- Written request: Omit all pictures and transcribe only the lines in the entries below that run from the line with "Generate a Python" through the line with "import seaborn as sns".

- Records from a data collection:
● ● ●

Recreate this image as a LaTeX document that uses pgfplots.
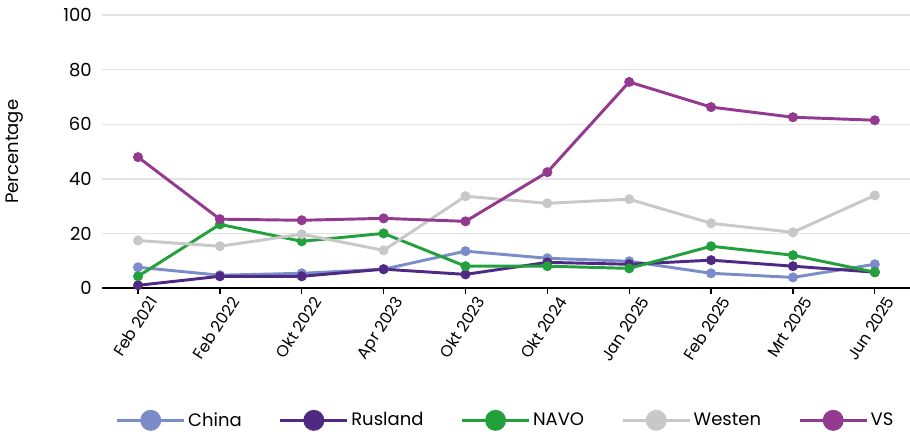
\documentclass[border=0pt]{standalone}
\usepackage{pgfplots}
\pgfplotsset{compat=1.18}
\usepackage{fontspec}
\setmainfont{Poppins}
\definecolor{cChina}{HTML}{7B8DC8}
\definecolor{cRus}{HTML}{4F2A85}
\definecolor{cNavo}{HTML}{22A03C}
\definecolor{cWest}{HTML}{C8C8C8}
\definecolor{cVS}{HTML}{93398F}

\begin{document}
\begin{tikzpicture}
\begin{axis}[
  name=main,
  scale only axis,
  width=606pt,
  height=205pt,
  xmin=-0.44, xmax=9.43,
  ymin=0, ymax=100,
  ytick={0,20,...,100},
  xtick={0,...,9},
  xticklabels={Feb 2021,Feb 2022,Okt 2022,Apr 2023,Okt 2023,Okt 2024,Jan 2025,Feb 2025,Mrt 2025,Jun 2025},
  xticklabel style={rotate=57, anchor=north east, font=\fontsize{12}{12}\selectfont, inner sep=1pt, xshift=4.5pt, yshift=-6pt},
  yticklabel style={font=\fontsize{13.5}{13.5}\selectfont, anchor=east, inner sep=0pt, xshift=-3.5pt},
  /pgf/number format/assume math mode=true,
  axis lines*=left,
  x axis line style={black, line width=1.5pt},
  y axis line style={draw=none},
  ytick style={draw=none},
  xtick style={black, line width=1pt},
  tick align=outside,
  major tick length=4pt,
  ymajorgrids,
  major grid style={draw=gray!22, line width=0.8pt},
  ylabel={Percentage},
  ylabel style={font=\fontsize{13.5}{13.5}\selectfont, at={(axis description cs:-0.1077,0.5)}, anchor=center},
  every axis plot/.append style={line width=2.2pt, mark=*, mark size=2.6pt},
  legend style={at={(axis description cs:0.5,0)}, anchor=center, yshift=-99pt, draw=none,
    font=\fontsize{13.5}{13.5}\selectfont,
    /tikz/every even column/.append style={column sep=26pt}},
  legend columns=5,
  legend image code/.code={
    \draw[line width=2.2pt] (0pt,0pt) -- (50pt,0pt);
    \fill (25pt,0pt) circle (6.75pt);
  },
]
\addplot[cChina] coordinates {(0,7.7) (1,4.8) (2,5.5) (3,7.0) (4,13.6) (5,11.0) (6,9.9) (7,5.5) (8,4.0) (9,8.8)};
\addlegendentry{China}
\addplot[cRus] coordinates {(0,1.1) (1,4.4) (2,4.4) (3,7.0) (4,5.1) (5,9.5) (6,8.8) (7,10.3) (8,8.1) (9,5.9)};
\addlegendentry{Rusland}
\addplot[cNavo] coordinates {(0,4.4) (1,23.4) (2,17.2) (3,20.1) (4,8.1) (5,8.1) (6,7.3) (7,15.4) (8,12.1) (9,5.9)};
\addlegendentry{NAVO}
\addplot[cWest] coordinates {(0,17.5) (1,15.4) (2,19.8) (3,13.9) (4,33.7) (5,31.1) (6,32.6) (7,23.8) (8,20.5) (9,34.0)};
\addlegendentry{Westen}
\addplot[cVS] coordinates {(0,48.0) (1,25.3) (2,24.9) (3,25.6) (4,24.5) (5,42.5) (6,75.5) (7,66.3) (8,62.6) (9,61.5)};
\addlegendentry{VS}
\end{axis}
\pgfresetboundingbox
\path[use as bounding box] ([xshift=-76.5pt, yshift=-111.75pt]main.south west) rectangle ([yshift=11.25pt]main.north east);
\end{tikzpicture}
\end{document}
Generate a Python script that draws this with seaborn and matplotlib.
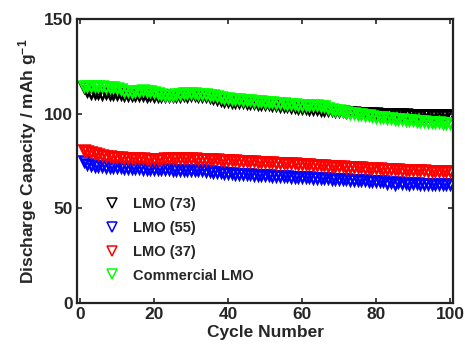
import numpy as np
import pandas as pd
import matplotlib
matplotlib.use("Agg")
import matplotlib.pyplot as plt
import seaborn as sns

# Cycle index and discharge capacities (mAh g^-1) for each electrode
cycles = list(range(1, 101))

lmo_73 = [
    114.3, 111.8, 111.0, 110.8, 110.9, 110.6, 110.7, 110.4, 110.5, 110.2,
    110.3, 110.0, 110.1, 109.8, 109.9, 109.6, 109.8, 109.5, 109.6, 109.4,
    109.3, 109.5, 109.2, 109.4, 109.1, 109.3, 109.4, 109.6, 109.5, 109.7,
    109.6, 109.4, 109.5, 109.1, 108.6, 108.1, 107.6, 107.2, 106.9, 106.6,
    106.4, 106.2, 106.0, 105.9, 105.7, 105.6, 105.4, 105.3, 105.2, 105.0,
    104.9, 104.7, 104.5, 104.3, 104.0, 103.8, 103.5, 103.3, 103.1, 102.9,
    102.8, 102.6, 102.5, 102.3, 102.2, 102.1, 102.0, 101.8, 101.6, 101.4,
    101.2, 101.0, 100.8, 100.7, 100.6, 100.5, 100.4, 100.3, 100.2, 100.1,
    100.0, 99.9, 99.9, 99.8, 99.7, 99.7, 99.6, 99.6, 99.5, 99.5,
    99.4, 99.4, 99.3, 99.3, 99.3, 99.2, 99.2, 99.2, 99.1, 99.1,
]

lmo_55 = [
    75.0, 73.4, 72.8, 72.5, 72.3, 72.1, 72.0, 71.9, 71.8, 71.7,
    71.6, 71.5, 71.4, 71.3, 71.2, 71.1, 71.0, 70.9, 70.9, 70.8,
    70.7, 70.7, 70.6, 70.6, 70.5, 70.5, 70.4, 70.4, 70.3, 70.3,
    70.2, 70.1, 70.0, 69.8, 69.6, 69.4, 69.2, 69.0, 68.8, 68.6,
    68.4, 68.3, 68.2, 68.1, 68.0, 67.9, 67.8, 67.7, 67.6, 67.5,
    67.4, 67.3, 67.2, 67.1, 67.0, 66.9, 66.8, 66.7, 66.6, 66.5,
    66.4, 66.3, 66.2, 66.1, 66.0, 65.9, 65.8, 65.7, 65.6, 65.5,
    65.4, 65.3, 65.2, 65.1, 65.0, 64.9, 64.8, 64.6, 64.5, 64.4,
    64.3, 64.2, 63.2, 64.0, 63.0, 63.7, 63.6, 63.5, 62.9, 63.3,
    63.2, 63.1, 63.0, 62.9, 62.9, 62.8, 62.8, 62.7, 62.7, 62.6,
]

lmo_37 = [
    80.6, 80.3, 80.0, 79.4, 78.8, 78.3, 77.9, 77.6, 77.3, 77.1,
    76.9, 76.7, 76.6, 76.5, 76.5, 76.4, 76.4, 76.3, 76.3, 76.3,
    76.2, 76.3, 76.4, 76.5, 76.5, 76.6, 76.6, 76.6, 76.5, 76.5,
    76.4, 76.3, 76.2, 76.1, 76.0, 75.9, 75.8, 75.7, 75.6, 75.5,
    75.4, 75.3, 75.2, 75.1, 75.0, 74.9, 74.8, 74.7, 74.6, 74.5,
    74.4, 74.3, 74.2, 74.1, 74.0, 73.9, 73.8, 73.7, 73.5, 73.4,
    73.3, 73.2, 73.0, 72.9, 72.8, 72.7, 72.5, 72.4, 72.3, 72.2,
    72.1, 72.0, 71.9, 71.8, 71.7, 71.6, 71.5, 71.4, 71.3, 71.2,
    71.1, 71.0, 70.9, 70.8, 70.7, 70.6, 70.5, 70.4, 70.3, 70.2,
    70.1, 70.0, 70.0, 69.9, 69.9, 69.8, 69.8, 69.8, 69.7, 69.7,
]

commercial = [
    114.6, 114.5, 114.6, 114.5, 114.4, 114.5, 114.3, 114.2, 113.9, 113.4,
    112.8, 112.2, 111.8, 111.7, 111.9, 112.1, 112.3, 112.2, 112.0, 111.6,
    111.0, 110.4, 110.0, 109.9, 110.1, 110.4, 110.6, 110.7, 110.8, 110.8,
    110.7, 110.6, 110.5, 110.3, 110.0, 109.6, 109.2, 108.8, 108.5, 108.2,
    108.0, 107.8, 107.6, 107.4, 107.2, 107.0, 106.9, 106.7, 106.5, 106.4,
    106.2, 106.0, 105.8, 105.6, 105.4, 105.2, 105.0, 104.9, 104.8, 104.7,
    104.6, 104.6, 104.5, 104.4, 104.2, 103.8, 103.2, 102.6, 102.1, 101.7,
    101.3, 100.9, 100.6, 100.3, 100.0, 99.7, 99.4, 99.1, 98.8, 98.5,
    98.2, 98.0, 97.8, 97.6, 97.4, 97.2, 97.0, 96.8, 96.6, 96.4,
    96.2, 96.0, 95.9, 95.8, 95.6, 95.5, 95.4, 95.3, 95.2, 95.3,
]

labels = ["LMO (73)", "LMO (55)", "LMO (37)", "Commercial LMO"]
colors = ["#000000", "#0000ff", "#ff0000", "#00ff00"]
series = [lmo_73, lmo_55, lmo_37, commercial]

x_ticks = [0, 20, 40, 60, 80, 100]
y_ticks = [0, 50, 100, 150]

sns.set_style("ticks")
plt.rcParams["font.family"] = ["Liberation Sans", "DejaVu Sans"]
plt.rcParams["font.weight"] = "bold"
plt.rcParams["mathtext.fontset"] = "custom"
plt.rcParams["mathtext.rm"] = "Liberation Sans:bold"
plt.rcParams["mathtext.default"] = "rm"

fig = plt.figure(figsize=(4.65, 3.53), dpi=100)
ax = fig.add_axes([77.4 / 465, 50 / 353, (453 - 77.4) / 465, 284 / 353])

for vals, lab, col in zip(series, labels, colors):
    df = pd.DataFrame({"Cycle": cycles, "Capacity": vals})
    sns.lineplot(
        data=df, x="Cycle", y="Capacity", ax=ax, color=col, label=lab,
        linestyle="", marker="v", markersize=7, markerfacecolor="none",
        markeredgecolor=col, markeredgewidth=1.8, legend=False,
    )

ax.set_xlim(-0.7, 100.8)
ax.set_ylim(0, 150)
ax.set_xticks(x_ticks)
ax.set_yticks(y_ticks)
ax.tick_params(direction="in", length=3.5, width=1.2, labelsize=12.5,
               top=True, right=True, pad=3)
for lbl in ax.get_xticklabels() + ax.get_yticklabels():
    lbl.set_fontweight("bold")
for sp in ax.spines.values():
    sp.set_linewidth(1.6)
    sp.set_color("#222222")

ax.set_xlabel("Cycle Number", fontsize=12.5, fontweight="bold", labelpad=2)
ax.set_ylabel("Discharge Capacity / mAh g$^{-1}$", fontsize=12.5,
              fontweight="bold", labelpad=4)

handles = ax.get_lines()
leg = ax.legend(handles=handles, labels=labels, loc="upper left",
                bbox_to_anchor=(0.062, 0.374), frameon=False,
                borderaxespad=0, borderpad=0, handlelength=1.5,
                handletextpad=0.7, labelspacing=0.68,
                prop={"weight": "bold", "size": 10.5})
for h in leg.legend_handles:
    h.set_markeredgewidth(1.1)
    h.set_markersize(7.5)

fig.savefig("out.png", dpi=100)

● ● ●

- Answer:
Generate a Python script that draws this with seaborn and matplotlib.
import numpy as np
import pandas as pd
import matplotlib
matplotlib.use("Agg")
import matplotlib.pyplot as plt
import seaborn as sns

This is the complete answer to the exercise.